So are you planning to run out and buy Greenspan’s self-serving, history-rewriting The Age of Turbulence? There’s really no need to, because I’ve summed up the former Federal Reserve Chairman’s new book in a single haiku:
Curb Your Age Of Turbulence Enthusiasm
By Madeleine Begun Kane
Panning fiscal acts
He once endorsed, Greenspan feigns
Bystander status.
Technorati Tags: Alan Greenspan, Federal Reserve Chairman, Political Memoirs, Fiscal Discipline, Bush Administration, The Age Of Turbulence, Budget Deficits, Self-serving Memoir, Innocent Bystander, U.S. Budget Humor

September 17th, 2007 at 12:17 pm
Exactly so, Mad… also a lot shorter to read, and, fortunately, lacking Greenspan’s usual econo-babble and self-justification. Thanks!
September 17th, 2007 at 5:13 pm
Thanks, Steve!
September 18th, 2007 at 11:19 am
Perfect; I dealt with trying to parse this guy’s econospeak for years when I worked the markets, and it was beyond frustrating to see how well he could fill the air with words that never clarified or stated anything. THe worse however is when he DID say that ARMs are a good idea, which was just at the point when the savvy Wall Street boys were starting to see the potential cracks in the system. I recall telling a retired friend about what he said; her comment was “that’s crazy, he would never say something like that”. Right.
September 18th, 2007 at 11:55 am
Basho would be proud.
September 18th, 2007 at 12:28 pm
[…] Curb Your Age Of Turbulence Enthusiasm By Madeleine Begun Kane […]
September 18th, 2007 at 12:30 pm
Thanks KitE and Nebris!
September 18th, 2007 at 12:53 pm
Objectivism
Means never having to say
Anything at all
September 18th, 2007 at 1:04 pm
Nice haiku, John. Thanks!
September 18th, 2007 at 6:57 pm
To suppose that ANY words written about free market economics, by the former Chairman of the Federal Reserve Board - who fixed the price of money in secret for the unimaginable enrichment of any extraordinarily tiny clique, the mostly male, largely white members of the well-connected inter-locking directorate of the world’s most powerful entities, and obfuscated that one simple fact for over two decades - to actually and rationally think that he will divulge any mystery or enlighten anyone with any additional utterance supposedly rich and full of robust, profound and clarifying wisdom, is as foolish as Allan is continually conniving.
Every con needs a great misdirection and central banking is the greatest illusion ever perpetrated, most certainly proved by the longevity of its current stage run. Alas, even Sigfried & Roy never made a tiger disappear, but only seem to, and their act came to a near fatal end.

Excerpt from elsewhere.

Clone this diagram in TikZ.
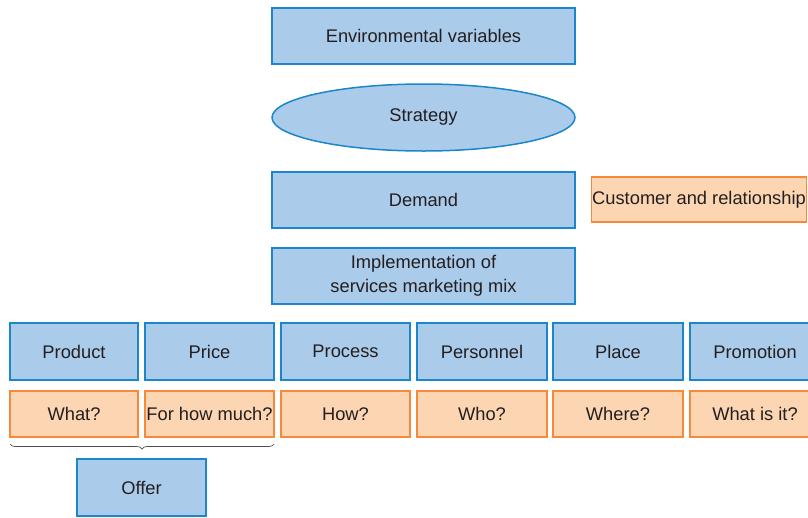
\documentclass[tikz,border=0pt]{standalone}
\usepackage{fontspec}
\setmainfont{Liberation Sans}
\usetikzlibrary{shapes.geometric,decorations.pathreplacing}
\definecolor{bfill}{RGB}{170,203,234}
\definecolor{bdraw}{RGB}{28,134,202}
\definecolor{ofill}{RGB}{252,213,178}
\definecolor{odraw}{RGB}{246,138,58}
\definecolor{txt}{RGB}{35,31,32}
\tikzset{
  base/.style={inner sep=0pt, line width=1.5pt, text=txt, font=\fontsize{18.3}{24}\selectfont, align=center},
  bluebox/.style={base, rectangle, draw=bdraw, fill=bfill},
  orangebox/.style={base, rectangle, draw=odraw, fill=ofill},
  blueell/.style={base, ellipse, draw=bdraw, fill=bfill},
}
\begin{document}
\begin{tikzpicture}[x=1pt,y=-1pt]
\useasboundingbox (0,0) rectangle (808,517);
\node[bluebox, minimum width=303pt, minimum height=56pt] (env) at (423.5,36) {Environmental variables};
\node[blueell, minimum width=303pt, minimum height=67pt] (strat) at (423.5,117.5) {\raisebox{-2pt}{Strategy}};
\node[bluebox, minimum width=303pt, minimum height=56pt] (dem) at (423.5,200) {\raisebox{1pt}{Demand}};
\node[orangebox, minimum width=215pt, minimum height=45pt] (cust) at (699,199.5) {Customer and relationship};
\node[bluebox, minimum width=303pt, minimum height=56pt] (impl) at (423.5,276) {Implementation of\\services marketing mix};
\node[bluebox, minimum width=128pt, minimum height=57pt] (prod) at (74,351.5) {Product};
\node[bluebox, minimum width=129pt, minimum height=57pt] (price) at (209.5,351.5) {Price};
\node[bluebox, minimum width=129pt, minimum height=57pt] (proc) at (345.5,351.5) {Process};
\node[bluebox, minimum width=130pt, minimum height=57pt] (pers) at (482,351.5) {Personnel};
\node[bluebox, minimum width=130pt, minimum height=57pt] (place) at (618,351.5) {Place};
\node[bluebox, minimum width=130pt, minimum height=57pt] (promo) at (755,351.5) {Promotion};
\node[orangebox, minimum width=128pt, minimum height=46pt] (what) at (74,414) {What?};
\node[orangebox, minimum width=129pt, minimum height=46pt] (howmuch) at (209.5,414) {For how much?};
\node[orangebox, minimum width=129pt, minimum height=46pt] (how) at (345.5,414) {How?};
\node[orangebox, minimum width=130pt, minimum height=46pt] (who) at (482,414) {Who?};
\node[orangebox, minimum width=130pt, minimum height=46pt] (where) at (618,414) {Where?};
\node[orangebox, minimum width=130pt, minimum height=46pt] (whatis) at (755,414) {What is it?};
\node[bluebox, minimum width=129pt, minimum height=57pt] (offer) at (141.5,487.5) {Offer};
\coordinate (bl) at (10,444);
\coordinate (br) at (274,444);
\draw[txt!80, line width=0.7pt, decorate, decoration={brace, mirror, amplitude=5pt}] (bl) -- (br);
\end{tikzpicture}
\end{document}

I recommend not committing to making the bunting to celebrate the 2013 legislative centennial of the Fed until the last minute.
September 21st, 2007 at 8:11 am
#3 Edition: Carnival of Everything Finance…
Welcome to the September 21, 2007 edition of Carnival of Everything Finance.
We had over 60 really good articles submitted for this edition.
Editor favorites have “*” on them.
Earning Money……
September 23rd, 2007 at 8:29 am
[…] Madeleine Begun Kane presents Curb Your “Age Of Turbulence” Enthusiasm posted at Mad Kane’s Political Madness. […]
September 25th, 2007 at 5:05 am
[…] Madeleine Begun Kane presents Curb Your “Age Of Turbulence” Enthusiasm posted at Mad Kane’s Political Madness. At the other end of the spectrum (lengthwise, that is), Madeleine cracked me up with her brilliant haiku summary of Greenspan’s "self-serving, history-rewriting The Age of Turbulence". […]
October 8th, 2007 at 12:54 am
Columbus Day Carnival of Principled Government…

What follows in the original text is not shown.